WORK INSTRUCTIONS: All of the data should be output character for character, except the pictures.

GIVEN MATERIAL:
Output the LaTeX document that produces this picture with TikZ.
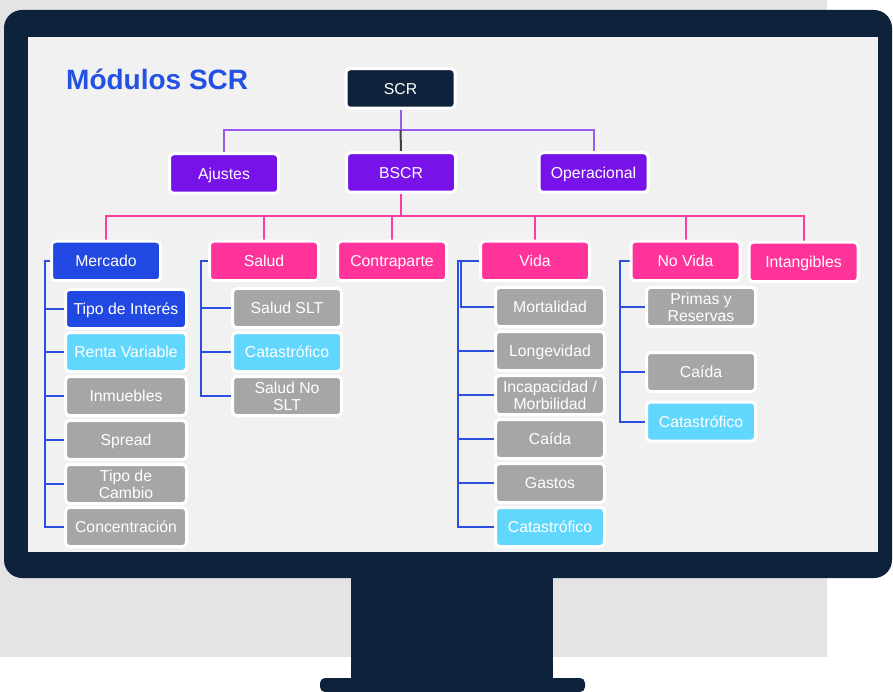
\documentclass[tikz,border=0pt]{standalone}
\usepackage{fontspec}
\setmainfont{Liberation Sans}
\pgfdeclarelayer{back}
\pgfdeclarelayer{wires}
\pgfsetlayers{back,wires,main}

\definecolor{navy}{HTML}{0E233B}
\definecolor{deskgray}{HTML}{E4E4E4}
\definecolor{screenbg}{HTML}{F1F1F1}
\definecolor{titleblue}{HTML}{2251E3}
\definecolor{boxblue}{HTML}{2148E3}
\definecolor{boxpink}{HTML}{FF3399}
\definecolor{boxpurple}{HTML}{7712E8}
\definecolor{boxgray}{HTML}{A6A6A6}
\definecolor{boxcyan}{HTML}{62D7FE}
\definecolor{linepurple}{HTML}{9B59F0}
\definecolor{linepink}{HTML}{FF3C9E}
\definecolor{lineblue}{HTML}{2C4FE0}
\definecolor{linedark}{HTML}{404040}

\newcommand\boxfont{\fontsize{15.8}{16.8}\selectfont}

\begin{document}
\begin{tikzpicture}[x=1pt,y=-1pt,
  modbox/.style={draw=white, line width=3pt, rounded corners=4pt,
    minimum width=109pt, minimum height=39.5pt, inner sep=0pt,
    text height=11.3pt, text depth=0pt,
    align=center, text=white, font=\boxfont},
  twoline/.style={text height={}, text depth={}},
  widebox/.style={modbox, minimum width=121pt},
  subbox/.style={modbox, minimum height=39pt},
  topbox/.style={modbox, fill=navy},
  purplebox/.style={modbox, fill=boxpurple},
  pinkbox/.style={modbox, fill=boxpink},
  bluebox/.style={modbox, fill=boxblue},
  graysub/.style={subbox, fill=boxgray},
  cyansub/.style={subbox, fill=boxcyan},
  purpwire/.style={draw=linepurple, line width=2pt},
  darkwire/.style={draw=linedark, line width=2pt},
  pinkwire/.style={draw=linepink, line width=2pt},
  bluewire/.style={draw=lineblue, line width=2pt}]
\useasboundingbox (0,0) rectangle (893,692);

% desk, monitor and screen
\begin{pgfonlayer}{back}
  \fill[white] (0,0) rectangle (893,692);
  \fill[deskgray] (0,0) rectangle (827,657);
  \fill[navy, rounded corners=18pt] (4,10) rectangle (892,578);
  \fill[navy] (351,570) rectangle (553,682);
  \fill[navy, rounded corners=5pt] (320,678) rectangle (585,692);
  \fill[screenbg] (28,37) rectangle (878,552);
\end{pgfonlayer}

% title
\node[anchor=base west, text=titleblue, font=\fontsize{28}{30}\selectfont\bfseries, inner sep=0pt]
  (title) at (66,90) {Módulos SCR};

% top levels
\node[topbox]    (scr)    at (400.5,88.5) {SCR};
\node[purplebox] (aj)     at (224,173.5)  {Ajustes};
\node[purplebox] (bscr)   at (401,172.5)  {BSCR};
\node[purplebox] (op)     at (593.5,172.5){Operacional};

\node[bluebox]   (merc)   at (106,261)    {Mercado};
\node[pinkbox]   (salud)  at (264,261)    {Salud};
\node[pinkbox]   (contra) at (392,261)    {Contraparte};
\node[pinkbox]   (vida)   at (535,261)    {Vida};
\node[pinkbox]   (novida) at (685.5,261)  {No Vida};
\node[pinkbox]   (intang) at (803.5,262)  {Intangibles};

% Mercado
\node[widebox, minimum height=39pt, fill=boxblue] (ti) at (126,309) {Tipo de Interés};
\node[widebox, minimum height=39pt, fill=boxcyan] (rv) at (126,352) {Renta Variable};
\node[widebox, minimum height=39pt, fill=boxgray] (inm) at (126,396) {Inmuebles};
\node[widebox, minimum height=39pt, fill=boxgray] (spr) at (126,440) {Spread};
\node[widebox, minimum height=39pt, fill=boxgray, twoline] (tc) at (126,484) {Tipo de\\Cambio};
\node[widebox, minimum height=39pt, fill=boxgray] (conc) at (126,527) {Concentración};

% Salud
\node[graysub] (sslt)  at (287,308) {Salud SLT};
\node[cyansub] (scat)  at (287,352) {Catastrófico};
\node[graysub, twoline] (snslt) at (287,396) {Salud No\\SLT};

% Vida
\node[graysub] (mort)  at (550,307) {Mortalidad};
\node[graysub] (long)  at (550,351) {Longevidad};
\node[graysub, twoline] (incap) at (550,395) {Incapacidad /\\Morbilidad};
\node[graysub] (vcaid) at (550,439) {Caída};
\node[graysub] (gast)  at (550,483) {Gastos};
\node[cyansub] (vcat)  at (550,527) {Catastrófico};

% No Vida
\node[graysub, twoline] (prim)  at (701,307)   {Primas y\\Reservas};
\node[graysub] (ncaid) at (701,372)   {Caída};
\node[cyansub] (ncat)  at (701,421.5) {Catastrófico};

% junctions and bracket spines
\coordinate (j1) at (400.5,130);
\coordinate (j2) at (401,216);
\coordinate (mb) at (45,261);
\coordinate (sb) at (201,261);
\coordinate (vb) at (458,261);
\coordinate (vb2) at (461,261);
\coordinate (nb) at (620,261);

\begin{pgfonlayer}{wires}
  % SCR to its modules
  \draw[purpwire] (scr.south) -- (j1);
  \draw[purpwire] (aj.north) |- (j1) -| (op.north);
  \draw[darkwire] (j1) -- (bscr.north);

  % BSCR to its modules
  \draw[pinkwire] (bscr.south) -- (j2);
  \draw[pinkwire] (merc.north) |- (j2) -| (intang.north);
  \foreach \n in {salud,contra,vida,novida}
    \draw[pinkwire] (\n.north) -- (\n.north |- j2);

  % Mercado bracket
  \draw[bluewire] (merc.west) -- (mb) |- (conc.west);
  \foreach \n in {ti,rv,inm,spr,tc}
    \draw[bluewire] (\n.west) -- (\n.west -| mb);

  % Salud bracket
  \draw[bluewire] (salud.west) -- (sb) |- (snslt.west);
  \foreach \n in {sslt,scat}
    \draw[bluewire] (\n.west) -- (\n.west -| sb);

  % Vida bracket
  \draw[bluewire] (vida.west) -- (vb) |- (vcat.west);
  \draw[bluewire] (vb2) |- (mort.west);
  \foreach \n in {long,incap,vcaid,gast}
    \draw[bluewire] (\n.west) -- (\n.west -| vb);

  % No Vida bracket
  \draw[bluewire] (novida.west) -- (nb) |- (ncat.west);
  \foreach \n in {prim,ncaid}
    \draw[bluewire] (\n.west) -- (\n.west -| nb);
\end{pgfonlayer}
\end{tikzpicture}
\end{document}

OUTPUT OF THE TASK:
Output the LaTeX document that produces this picture with TikZ.
\documentclass[tikz,border=0pt]{standalone}
\usepackage{fontspec}
\setmainfont{Liberation Sans}
\pgfdeclarelayer{back}
\pgfdeclarelayer{wires}
\pgfsetlayers{back,wires,main}

\definecolor{navy}{HTML}{0E233B}
\definecolor{deskgray}{HTML}{E4E4E4}
\definecolor{screenbg}{HTML}{F1F1F1}
\definecolor{titleblue}{HTML}{2251E3}
\definecolor{boxblue}{HTML}{2148E3}
\definecolor{boxpink}{HTML}{FF3399}
\definecolor{boxpurple}{HTML}{7712E8}
\definecolor{boxgray}{HTML}{A6A6A6}
\definecolor{boxcyan}{HTML}{62D7FE}
\definecolor{linepurple}{HTML}{9B59F0}
\definecolor{linepink}{HTML}{FF3C9E}
\definecolor{lineblue}{HTML}{2C4FE0}
\definecolor{linedark}{HTML}{404040}

\newcommand\boxfont{\fontsize{15.8}{16.8}\selectfont}

\begin{document}
\begin{tikzpicture}[x=1pt,y=-1pt,
  modbox/.style={draw=white, line width=3pt, rounded corners=4pt,
    minimum width=109pt, minimum height=39.5pt, inner sep=0pt,
    text height=11.3pt, text depth=0pt,
    align=center, text=white, font=\boxfont},
  twoline/.style={text height={}, text depth={}},
  widebox/.style={modbox, minimum width=121pt},
  subbox/.style={modbox, minimum height=39pt},
  topbox/.style={modbox, fill=navy},
  purplebox/.style={modbox, fill=boxpurple},
  pinkbox/.style={modbox, fill=boxpink},
  bluebox/.style={modbox, fill=boxblue},
  graysub/.style={subbox, fill=boxgray},
  cyansub/.style={subbox, fill=boxcyan},
  purpwire/.style={draw=linepurple, line width=2pt},
  darkwire/.style={draw=linedark, line width=2pt},
  pinkwire/.style={draw=linepink, line width=2pt},
  bluewire/.style={draw=lineblue, line width=2pt}]
\useasboundingbox (0,0) rectangle (893,692);

% desk, monitor and screen
\begin{pgfonlayer}{back}
  \fill[white] (0,0) rectangle (893,692);
  \fill[deskgray] (0,0) rectangle (827,657);
  \fill[navy, rounded corners=18pt] (4,10) rectangle (892,578);
  \fill[navy] (351,570) rectangle (553,682);
  \fill[navy, rounded corners=5pt] (320,678) rectangle (585,692);
  \fill[screenbg] (28,37) rectangle (878,552);
\end{pgfonlayer}

% title
\node[anchor=base west, text=titleblue, font=\fontsize{28}{30}\selectfont\bfseries, inner sep=0pt]
  (title) at (66,90) {Módulos SCR};

% top levels
\node[topbox]    (scr)    at (400.5,88.5) {SCR};
\node[purplebox] (aj)     at (224,173.5)  {Ajustes};
\node[purplebox] (bscr)   at (401,172.5)  {BSCR};
\node[purplebox] (op)     at (593.5,172.5){Operacional};

\node[bluebox]   (merc)   at (106,261)    {Mercado};
\node[pinkbox]   (salud)  at (264,261)    {Salud};
\node[pinkbox]   (contra) at (392,261)    {Contraparte};
\node[pinkbox]   (vida)   at (535,261)    {Vida};
\node[pinkbox]   (novida) at (685.5,261)  {No Vida};
\node[pinkbox]   (intang) at (803.5,262)  {Intangibles};

% Mercado
\node[widebox, minimum height=39pt, fill=boxblue] (ti) at (126,309) {Tipo de Interés};
\node[widebox, minimum height=39pt, fill=boxcyan] (rv) at (126,352) {Renta Variable};
\node[widebox, minimum height=39pt, fill=boxgray] (inm) at (126,396) {Inmuebles};
\node[widebox, minimum height=39pt, fill=boxgray] (spr) at (126,440) {Spread};
\node[widebox, minimum height=39pt, fill=boxgray, twoline] (tc) at (126,484) {Tipo de\\Cambio};
\node[widebox, minimum height=39pt, fill=boxgray] (conc) at (126,527) {Concentración};

% Salud
\node[graysub] (sslt)  at (287,308) {Salud SLT};
\node[cyansub] (scat)  at (287,352) {Catastrófico};
\node[graysub, twoline] (snslt) at (287,396) {Salud No\\SLT};

% Vida
\node[graysub] (mort)  at (550,307) {Mortalidad};
\node[graysub] (long)  at (550,351) {Longevidad};
\node[graysub, twoline] (incap) at (550,395) {Incapacidad /\\Morbilidad};
\node[graysub] (vcaid) at (550,439) {Caída};
\node[graysub] (gast)  at (550,483) {Gastos};
\node[cyansub] (vcat)  at (550,527) {Catastrófico};

% No Vida
\node[graysub, twoline] (prim)  at (701,307)   {Primas y\\Reservas};
\node[graysub] (ncaid) at (701,372)   {Caída};
\node[cyansub] (ncat)  at (701,421.5) {Catastrófico};

% junctions and bracket spines
\coordinate (j1) at (400.5,130);
\coordinate (j2) at (401,216);
\coordinate (mb) at (45,261);
\coordinate (sb) at (201,261);
\coordinate (vb) at (458,261);
\coordinate (vb2) at (461,261);
\coordinate (nb) at (620,261);

\begin{pgfonlayer}{wires}
  % SCR to its modules
  \draw[purpwire] (scr.south) -- (j1);
  \draw[purpwire] (aj.north) |- (j1) -| (op.north);
  \draw[darkwire] (j1) -- (bscr.north);

  % BSCR to its modules
  \draw[pinkwire] (bscr.south) -- (j2);
  \draw[pinkwire] (merc.north) |- (j2) -| (intang.north);
  \foreach \n in {salud,contra,vida,novida}
    \draw[pinkwire] (\n.north) -- (\n.north |- j2);

  % Mercado bracket
  \draw[bluewire] (merc.west) -- (mb) |- (conc.west);
  \foreach \n in {ti,rv,inm,spr,tc}
    \draw[bluewire] (\n.west) -- (\n.west -| mb);

  % Salud bracket
  \draw[bluewire] (salud.west) -- (sb) |- (snslt.west);
  \foreach \n in {sslt,scat}
    \draw[bluewire] (\n.west) -- (\n.west -| sb);

  % Vida bracket
  \draw[bluewire] (vida.west) -- (vb) |- (vcat.west);
  \draw[bluewire] (vb2) |- (mort.west);
  \foreach \n in {long,incap,vcaid,gast}
    \draw[bluewire] (\n.west) -- (\n.west -| vb);

  % No Vida bracket
  \draw[bluewire] (novida.west) -- (nb) |- (ncat.west);
  \foreach \n in {prim,ncaid}
    \draw[bluewire] (\n.west) -- (\n.west -| nb);
\end{pgfonlayer}
\end{tikzpicture}
\end{document}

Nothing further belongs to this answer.